Bitcoin has formed new 2018 lows yet again pricing in a low around $3300. Bitcoin began its decline from $3900 on Wednesday where it was consolidating just below the key $4000 level.

Bitcoin has since returned back up to $3400 but the downward move over the past few days has been extremely bearish for the prospects of the market leader. Today’s candle has been forming a Doji so far. A Doji candle is where the open is around the same point as the close and reflects indecision from traders.

Traders are likely cautious to push up the price from here after the return to bearish market conditions, and there is a strong possibility that the next significant move will be to the downside. RSI continues to decrease with momentum on the side of sellers.

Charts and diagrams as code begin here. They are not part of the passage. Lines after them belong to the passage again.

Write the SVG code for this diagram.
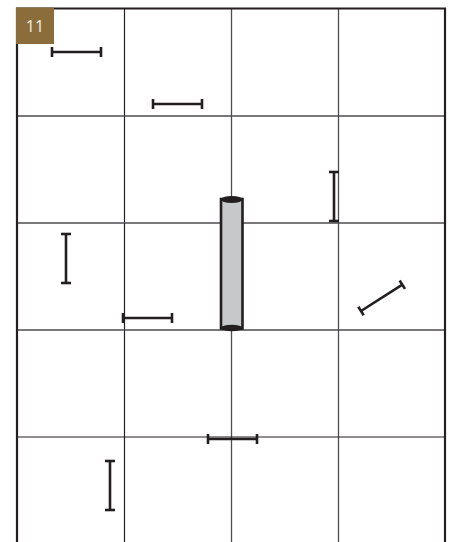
<svg xmlns="http://www.w3.org/2000/svg" width="454" height="542" viewBox="0 0 454 542">
<style>
.grid-dark{stroke:#231f20;stroke-width:1.2;fill:none}
.grid-grey{stroke:#4d4d4f;stroke-width:1.3;fill:none}
.border{stroke:#231f20;stroke-width:2.2;fill:none}
.beam{stroke:#231f20;stroke-width:2.6;fill:none;stroke-linecap:butt}
.badge-text{font-family:"Open Sans","Liberation Sans",sans-serif;font-size:16px;fill:#f4efe4}
</style>
<defs>
<g id="hbeam">
<line class="beam" x1="0" y1="0" x2="49" y2="0"/>
<line class="beam" x1="0" y1="-5" x2="0" y2="5"/>
<line class="beam" x1="49" y1="-5" x2="49" y2="5"/>
</g>
</defs>
<rect width="454" height="542" fill="#ffffff"/>
<g id="grid">
<line class="grid-dark" x1="124.5" y1="9" x2="124.5" y2="542"/>
<line class="grid-grey" x1="231.5" y1="9" x2="231.5" y2="542"/>
<line class="grid-grey" x1="338.5" y1="9" x2="338.5" y2="542"/>
<line class="grid-grey" x1="17" y1="116" x2="445" y2="116"/>
<line class="grid-grey" x1="17" y1="223" x2="445" y2="223"/>
<line class="grid-grey" x1="17" y1="330" x2="445" y2="330"/>
<line class="grid-dark" x1="17" y1="437" x2="445" y2="437"/>
<path class="border" d="M17 542 V8.5 H445 V542"/>
</g>
<g id="badge">
<rect x="16" y="7.5" width="38" height="36.5" fill="#8a6d3b"/>
<text class="badge-text" x="35" y="32" text-anchor="middle">11</text>
</g>
<g id="beam1"><use href="#hbeam" transform="translate(52,52)"/></g>
<g id="beam2"><use href="#hbeam" transform="translate(153,104)"/></g>
<g id="beam3"><use href="#hbeam" transform="translate(334,172) rotate(90)"/></g>
<g id="beam4"><use href="#hbeam" transform="translate(361,311) rotate(-32.5)"/></g>
<g id="beam5"><use href="#hbeam" transform="translate(66,234) rotate(90)"/></g>
<g id="beam6"><use href="#hbeam" transform="translate(123,318)"/></g>
<g id="beam7"><use href="#hbeam" transform="translate(208,439)"/></g>
<g id="beam8"><use href="#hbeam" transform="translate(110,461) rotate(90)"/></g>
<g id="column">
<rect x="221" y="199" width="21.5" height="129.5" fill="#c7c8ca" stroke="#231f20" stroke-width="2.6"/>
<ellipse cx="231.75" cy="199.5" rx="11" ry="3.5" fill="#231f20"/>
<ellipse cx="231.75" cy="328" rx="11" ry="3.2" fill="#231f20"/>
</g>
</svg>
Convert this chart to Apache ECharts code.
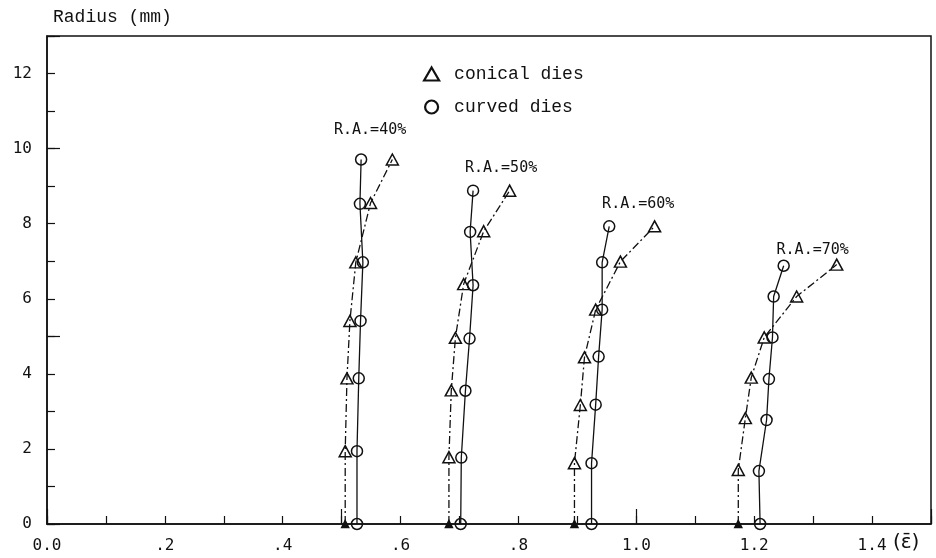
<!DOCTYPE html>
<html>
<head>
<meta charset="utf-8">
<script src="https://cdn.jsdelivr.net/npm/echarts@6/dist/echarts.min.js"></script>
<style>
html,body{margin:0;padding:0;background:#fff;}
#c{width:936px;height:558px;}
</style>
</head>
<body>
<div id="c"></div>
<script>
// ---- data (x = equivalent strain, y = radius mm) ----
const groupLabels = ['R.A.=40%', 'R.A.=50%', 'R.A.=60%', 'R.A.=70%'];

const conical40 = [[0.506,0],[0.506,1.94],[0.509,3.88],[0.514,5.41],[0.524,6.97],[0.549,8.55],[0.586,9.71]];
const curved40  = [[0.526,0],[0.526,1.94],[0.529,3.88],[0.532,5.41],[0.536,6.97],[0.531,8.53],[0.533,9.71]];

const conical50 = [[0.682,0],[0.682,1.78],[0.686,3.56],[0.693,4.96],[0.707,6.39],[0.741,7.80],[0.785,8.88]];
const curved50  = [[0.702,0],[0.703,1.77],[0.710,3.55],[0.717,4.94],[0.723,6.36],[0.718,7.78],[0.723,8.88]];

const conical60 = [[0.895,0],[0.895,1.62],[0.905,3.17],[0.912,4.44],[0.931,5.71],[0.973,6.99],[1.031,7.93]];
const curved60  = [[0.924,0],[0.924,1.62],[0.931,3.18],[0.936,4.46],[0.942,5.71],[0.942,6.97],[0.954,7.93]];

const conical70 = [[1.173,0],[1.173,1.44],[1.185,2.82],[1.195,3.90],[1.217,4.97],[1.272,6.06],[1.340,6.91]];
const curved70  = [[1.210,0],[1.208,1.41],[1.221,2.77],[1.225,3.86],[1.231,4.97],[1.233,6.06],[1.250,6.88]];

const seriesNames = ['conical dies', 'curved dies'];

// ---- styling / layout ----
const conicalSets = [conical40, conical50, conical60, conical70];
const curvedSets  = [curved40, curved50, curved60, curved70];
const labelOffsets = [[9,-29],[28,-23],[29,-22],[29,-16]];
const INK = '#111';
const plotFont = 'DejaVu Sans Mono';
const typeFont = 'Liberation Mono';

const series = [];
conicalSets.forEach(function(set, g){
  series.push({
    name: seriesNames[0], type: 'line', xAxisIndex: 0, yAxisIndex: 0,
    symbol: 'triangle', symbolSize: [12, 11],
    lineStyle: {color: INK, width: 1.3, type: [8,3,2,3]},
    itemStyle: {color: 'rgba(0,0,0,0)', borderColor: INK, borderWidth: 1.5},
    emphasis: {disabled: true},
    data: set.map(function(p, i){
      if (i === 0) return {value: p, symbolSize: [7,7], itemStyle: {color: INK, borderColor: INK}};
      return {value: p};
    }),
    z: 3
  });
});
curvedSets.forEach(function(set, g){
  series.push({
    name: seriesNames[1], type: 'line', xAxisIndex: 0, yAxisIndex: 0,
    symbol: 'circle', symbolSize: 11,
    lineStyle: {color: INK, width: 1.3, type: 'solid'},
    itemStyle: {color: 'rgba(0,0,0,0)', borderColor: INK, borderWidth: 1.5},
    emphasis: {disabled: true},
    data: set.map(function(p, i){
      if (i === set.length - 1) {
        return {value: p, label: {show: true, position: 'inside', offset: labelOffsets[g],
          formatter: groupLabels[g], color: INK, fontFamily: plotFont, fontSize: 15}};
      }
      return {value: p};
    }),
    z: 3
  });
});

const chart = echarts.init(document.getElementById('c'), null, {renderer: 'canvas'});
chart.setOption({
  animation: false,
  backgroundColor: '#fff',
  grid: {left: 47, right: 5, top: 36, bottom: 34, show: true, borderColor: INK, borderWidth: 1.5, backgroundColor: 'transparent'},
  legend: {
    orient: 'vertical', left: 418, top: 60, itemWidth: 15, itemHeight: 13, itemGap: 15,
    data: [{name: seriesNames[0], icon: 'triangle'}, {name: seriesNames[1], icon: 'circle'}],
    itemStyle: {color: 'rgba(0,0,0,0)', borderColor: INK, borderWidth: 2.2},
    textStyle: {fontFamily: typeFont, fontSize: 18, color: INK, padding: [0,0,0,10]},
    selectedMode: false
  },
  xAxis: [{
    type: 'value', min: 0, max: 1.5, interval: 0.1,
    axisLine: {show: true, onZero: false, lineStyle: {color: INK, width: 1.5}},
    axisTick: {show: true, inside: true, length: 8, lineStyle: {color: INK, width: 1.2}},
    axisLabel: {margin: 14, color: INK, fontFamily: plotFont, fontSize: 16,
      formatter: function(v){
        const k = Math.round(v * 10);
        if (k % 2 !== 0 || k > 14) return '';
        if (k === 0) return '0.0';
        if (k < 10) return '.' + k;
        return (k / 10).toFixed(1);
      }},
    splitLine: {show: false}
  }, {
    type: 'value', min: 0, max: 1.5, interval: 0.5, position: 'bottom',
    axisLine: {show: false},
    axisTick: {show: true, inside: true, length: 15, lineStyle: {color: INK, width: 1.2}},
    axisLabel: {show: false}, splitLine: {show: false}
  }],
  yAxis: [{
    type: 'value', min: 0, max: 13, interval: 1,
    axisLine: {show: true, onZero: false, lineStyle: {color: INK, width: 1.5}},
    axisTick: {show: true, inside: true, length: 8, lineStyle: {color: INK, width: 1.2}},
    axisLabel: {margin: 15, color: INK, fontFamily: plotFont, fontSize: 16,
      formatter: function(v){ const k = Math.round(v); return (k % 2 === 0 && k <= 12) ? String(k) : ''; }},
    splitLine: {show: false}
  }, {
    type: 'value', min: 0, max: 13, interval: 5, position: 'left',
    axisLine: {show: false},
    axisTick: {show: true, inside: true, length: 13, lineStyle: {color: INK, width: 1.2}},
    axisLabel: {show: false}, splitLine: {show: false}
  }],
  graphic: [
    {type: 'text', left: 53, top: 8, style: {text: 'Radius (mm)', fontFamily: typeFont, fontSize: 18, fill: INK}},
    {type: 'text', left: 893, top: 533, style: {text: '(\u03B5\u0304)', fontFamily: 'DejaVu Sans', fontSize: 20, fill: INK}}
  ],
  series: series
});
</script>
</body>
</html>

Bitcoin Daily Chart – Source:

One key concern which could be factored into this price decline is the fear that mining conditions have resulted in a cycle driving miners out of business and driving prices lower. The so-called mining death spiral consists of prices dropping making it unprofitable for smaller scale operations to mine. This is followed by these miners shutting down operations and any mining rewards being sold to the market which serves to push prices even lower again.

Cycles such as these would be unlikely to last for long as the network adjusts when to become less difficult to mine if miners shut down operations. However, there has been a significant decline in the hash rate which has resulted in a more insecure Bitcoin network with less computing power supporting it. The hash rate has declined over 33% from its peak in August.

Bitcoin Network Hash Rate

Key Takeaways:

  • Bitcoin returns to bearish conditions and forms new 2018 low around $3300.
  • Today’s candle has been forming a Doji showing uncertainty from the side of traders. Next significant move is likely to the downside.
  • Bitcoin hash rate has decreased over 33% from peak giving rise to a more insecure network.